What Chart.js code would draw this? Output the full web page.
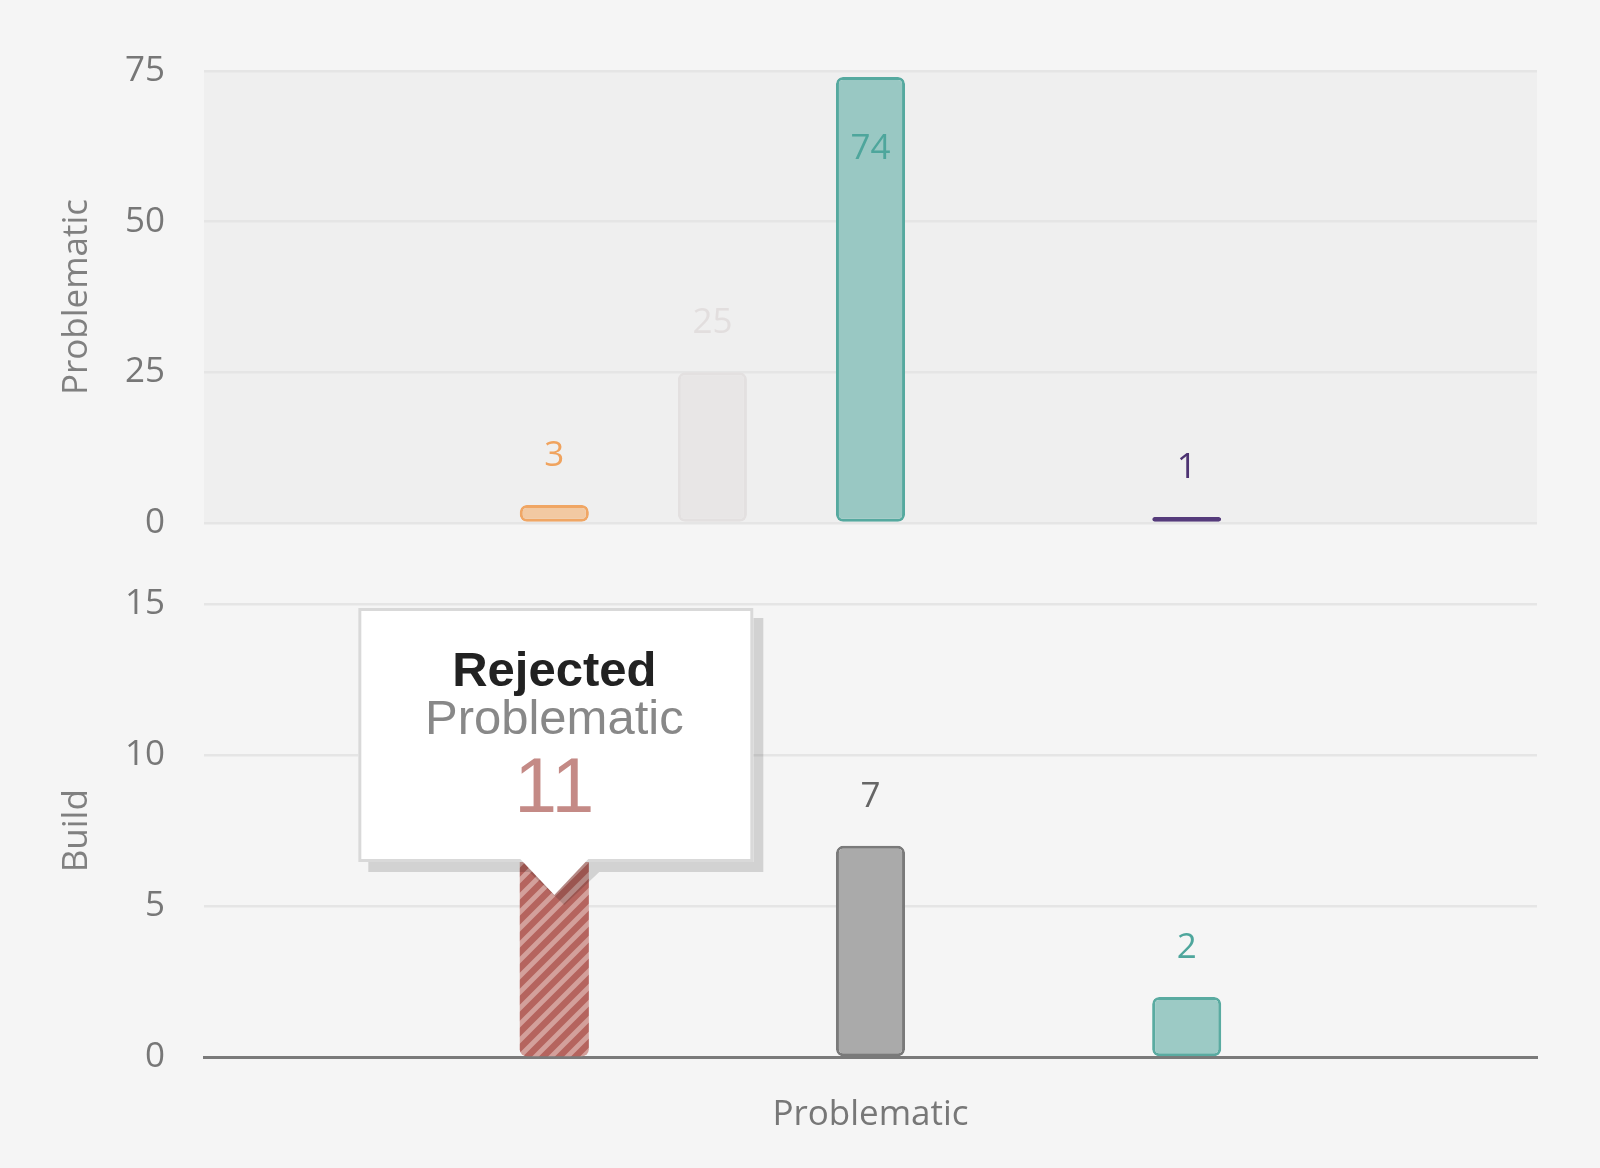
<!DOCTYPE html>
<html>
<head>
<meta charset="utf-8">
<script src="https://cdn.jsdelivr.net/npm/chart.js@4.4.1/dist/chart.umd.min.js"></script>
<style>
  html, body { margin:0; padding:0; background:#f5f5f5; width:1600px; height:1168px; overflow:hidden; }
  .wrap { position:absolute; left:0; width:1600px; }
</style>
</head>
<body>
<div class="wrap" style="top:0;height:560px"><canvas id="topChart"></canvas></div>
<div class="wrap" style="top:560px;height:608px"><canvas id="bottomChart"></canvas></div>
<script>
// ---------- data ----------
const categories = ['Problematic'];
const panelTitles = ['Problematic', 'Build'];
const problematicSeries = ['Series 1', 'Series 2', 'Series 3', 'Series 4', 'Series 5'];
const problematicValues = [3, 25, 74, null, 1];
const buildSeries = ['Rejected', 'Series 2', 'Series 3', 'Series 4', 'Series 5'];
const buildValues = [11, null, 7, null, 2];
const problematicTicks = [0, 25, 50, 75];
const buildTicks = [0, 5, 10, 15];
const tooltipSeriesIndex = 0; // highlighted bar in the Build panel

// ---------- styles ----------
const FONT = 'Open Sans';
const FSIZE = 35;
const topFill   = ['#f2c9a2', '#e8e6e6', '#99c8c3', '#cccccc', '#553b7b'];
const topBorder = ['#f0a664', '#e3e0e0', '#55a99f', '#cccccc', '#553b7b'];
const topLabel  = ['#f0a35e', '#e2dede', '#4ea69c', '#999999', '#4d3372'];
const botBorder = [null, '#cccccc', '#7a7a7a', '#cccccc', '#5aaba1'];
const botFillSolid = [null, '#cccccc', '#aaaaaa', '#cccccc', '#9ccac5'];
const botLabel  = ['#c48a86', '#999999', '#666666', '#999999', '#4ea69c'];

function makeStripe() {
  const period = 16, s = period * 4, c = document.createElement('canvas');
  c.width = s; c.height = s;
  const g = c.getContext('2d');
  g.fillStyle = '#d3a09b'; g.fillRect(0, 0, s, s);
  g.strokeStyle = '#b5645e'; g.lineWidth = 6.5; g.lineCap = 'square';
  g.beginPath();
  for (let k = -5; k <= 5; k++) {
    const o = k * period;
    g.moveTo(o - 4, s + 4); g.lineTo(o + s + 4, -4);
  }
  g.stroke();
  return document.createElement('canvas').getContext('2d').createPattern(c, 'repeat');
}

const plotBg = {
  id: 'plotBg',
  beforeDraw(chart, args, opts) {
    if (!opts || !opts.color) return;
    const a = chart.chartArea, ctx = chart.ctx;
    ctx.save(); ctx.fillStyle = opts.color;
    ctx.fillRect(a.left, a.top, a.right - a.left, a.bottom - a.top);
    ctx.restore();
  }
};

const valueLabels = {
  id: 'valueLabels',
  afterDatasetsDraw(chart) {
    const ctx = chart.ctx, area = chart.chartArea;
    ctx.save();
    ctx.font = FSIZE + 'px "' + FONT + '"';
    ctx.textAlign = 'center'; ctx.textBaseline = 'middle';
    chart.data.datasets.forEach((ds, i) => {
      const meta = chart.getDatasetMeta(i);
      meta.data.forEach((el, j) => {
        const v = ds.data[j];
        if (v === null || v === undefined) return;
        let y = el.y - 49;
        if (y - 17 < area.top) y = el.y + 72;
        ctx.fillStyle = ds.labelColor;
        ctx.fillText(String(v), el.x, y);
      });
    });
    ctx.restore();
  }
};

const tipBox = {
  id: 'tipBox',
  afterDraw(chart, args, opts) {
    if (!opts || opts.index === undefined) return;
    const ds = chart.data.datasets[opts.index];
    const el = chart.getDatasetMeta(opts.index).data[0];
    if (!el) return;
    const a = chart.chartArea, ctx = chart.ctx;
    const cx = el.x;
    const L = cx - 196, R = cx + 199, T = a.top + 4, B = a.top + 258, tipY = a.top + 291, hw = 35;
    const shape = (dx, dy) => {
      ctx.beginPath();
      ctx.moveTo(L + dx, T + dy); ctx.lineTo(R + dx, T + dy); ctx.lineTo(R + dx, B + dy);
      ctx.lineTo(cx + hw + dx, B + dy); ctx.lineTo(cx + dx, tipY + dy); ctx.lineTo(cx - hw + dx, B + dy);
      ctx.lineTo(L + dx, B + dy); ctx.closePath();
    };
    ctx.save();
    ctx.fillStyle = 'rgba(0,0,0,0.14)';
    shape(10, 10); ctx.fill();
    ctx.fillStyle = '#ffffff';
    ctx.fillRect(L, T, R - L, B - T);
    ctx.strokeStyle = '#d9d9d9'; ctx.lineWidth = 3;
    ctx.strokeRect(L + 1.5, T + 1.5, R - L - 3, B - T - 3);
    ctx.beginPath();
    ctx.moveTo(cx - hw, B - 4); ctx.lineTo(cx + hw, B - 4); ctx.lineTo(cx, tipY); ctx.closePath();
    ctx.fill();
    ctx.textAlign = 'center'; ctx.textBaseline = 'alphabetic';
    ctx.fillStyle = '#222222';
    ctx.font = 'bold 49px "Liberation Sans", Arial, sans-serif';
    ctx.fillText(ds.label, cx, a.top + 82);
    ctx.fillStyle = '#888888';
    ctx.font = '49px "Liberation Sans", Arial, sans-serif';
    ctx.fillText(chart.data.labels[0], cx, a.top + 130);
    ctx.fillStyle = ds.labelColor;
    ctx.font = '77px "Liberation Sans", Arial, sans-serif';
    ctx.fillText(String(ds.data[0]), cx, a.top + 208);
    ctx.restore();
  }
};

function yScale(title, ticks) {
  return {
    position: 'left',
    min: ticks[0], max: ticks[ticks.length - 1],
    ticks: { stepSize: ticks[1] - ticks[0], color: '#777777', font: { size: FSIZE, family: FONT }, padding: 0 },
    grid: { color: '#e5e5e5', lineWidth: 2.5, drawTicks: true, tickLength: 39, tickColor: 'rgba(0,0,0,0)' },
    border: { display: false },
    title: { display: true, text: title, color: '#808080', font: { size: FSIZE, family: FONT }, padding: { top: 56, bottom: 0 } },
    afterFit(s) { s.width = 204; }
  };
}

const barCommon = { categoryPercentage: 0.593, barPercentage: 0.437, borderRadius: 7, borderSkipped: false, borderWidth: 3 };

function build() {
  Chart.defaults.font.family = FONT;
  Chart.defaults.animation = false;
  const stripe = makeStripe();

  new Chart(document.getElementById('topChart'), {
    type: 'bar',
    data: {
      labels: categories,
      datasets: problematicValues.map((v, i) => Object.assign({
        label: problematicSeries[i], data: [v],
        backgroundColor: topFill[i], borderColor: topBorder[i], labelColor: topLabel[i]
      }, barCommon))
    },
    options: {
      responsive: true, maintainAspectRatio: false,
      layout: { padding: { top: 71, right: 63, bottom: 37, left: 0 } },
      plugins: { legend: { display: false }, tooltip: { enabled: false }, plotBg: { color: '#efefef' } },
      scales: {
        x: { display: false, grid: { display: false } },
        y: yScale(panelTitles[0], problematicTicks)
      }
    },
    plugins: [plotBg, valueLabels]
  });

  new Chart(document.getElementById('bottomChart'), {
    type: 'bar',
    data: {
      labels: categories,
      datasets: buildValues.map((v, i) => Object.assign({
        label: buildSeries[i], data: [v],
        backgroundColor: i === 0 ? stripe : botFillSolid[i],
        borderColor: botBorder[i] || 'rgba(0,0,0,0)', labelColor: botLabel[i]
      }, barCommon, i === 0 ? { borderWidth: 0 } : {}))
    },
    options: {
      responsive: true, maintainAspectRatio: false,
      layout: { padding: { top: 44, right: 63, bottom: 30.5, left: 0 } },
      plugins: { legend: { display: false }, tooltip: { enabled: false }, tipBox: { index: tooltipSeriesIndex } },
      scales: {
        x: {
          grid: { display: false, drawTicks: false },
          border: { display: true, color: '#7a7a7a', width: 3 },
          ticks: { color: '#777777', font: { size: FSIZE, family: FONT }, padding: 37 },
          afterFit(s) { s.height = 80; }
        },
        y: yScale(panelTitles[1], buildTicks)
      }
    },
    plugins: [valueLabels, tipBox]
  });
}

Promise.all([
  document.fonts.load(FSIZE + 'px "' + FONT + '"'),
  document.fonts.load('bold 49px "Liberation Sans"'),
  document.fonts.load('49px "Liberation Sans"')
]).then(build, build);
</script>
</body>
</html>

• Given exercise
Repeat the lines of the listing above verbatim, beginning at its first line and ending at the line containing "const tooltipSeriesIndex = 0;", which is included. Omit pictures.

• Exercise response
What Chart.js code would draw this? Output the full web page.
<!DOCTYPE html>
<html>
<head>
<meta charset="utf-8">
<script src="https://cdn.jsdelivr.net/npm/chart.js@4.4.1/dist/chart.umd.min.js"></script>
<style>
  html, body { margin:0; padding:0; background:#f5f5f5; width:1600px; height:1168px; overflow:hidden; }
  .wrap { position:absolute; left:0; width:1600px; }
</style>
</head>
<body>
<div class="wrap" style="top:0;height:560px"><canvas id="topChart"></canvas></div>
<div class="wrap" style="top:560px;height:608px"><canvas id="bottomChart"></canvas></div>
<script>
// ---------- data ----------
const categories = ['Problematic'];
const panelTitles = ['Problematic', 'Build'];
const problematicSeries = ['Series 1', 'Series 2', 'Series 3', 'Series 4', 'Series 5'];
const problematicValues = [3, 25, 74, null, 1];
const buildSeries = ['Rejected', 'Series 2', 'Series 3', 'Series 4', 'Series 5'];
const buildValues = [11, null, 7, null, 2];
const problematicTicks = [0, 25, 50, 75];
const buildTicks = [0, 5, 10, 15];
const tooltipSeriesIndex = 0; // highlighted bar in the Build panel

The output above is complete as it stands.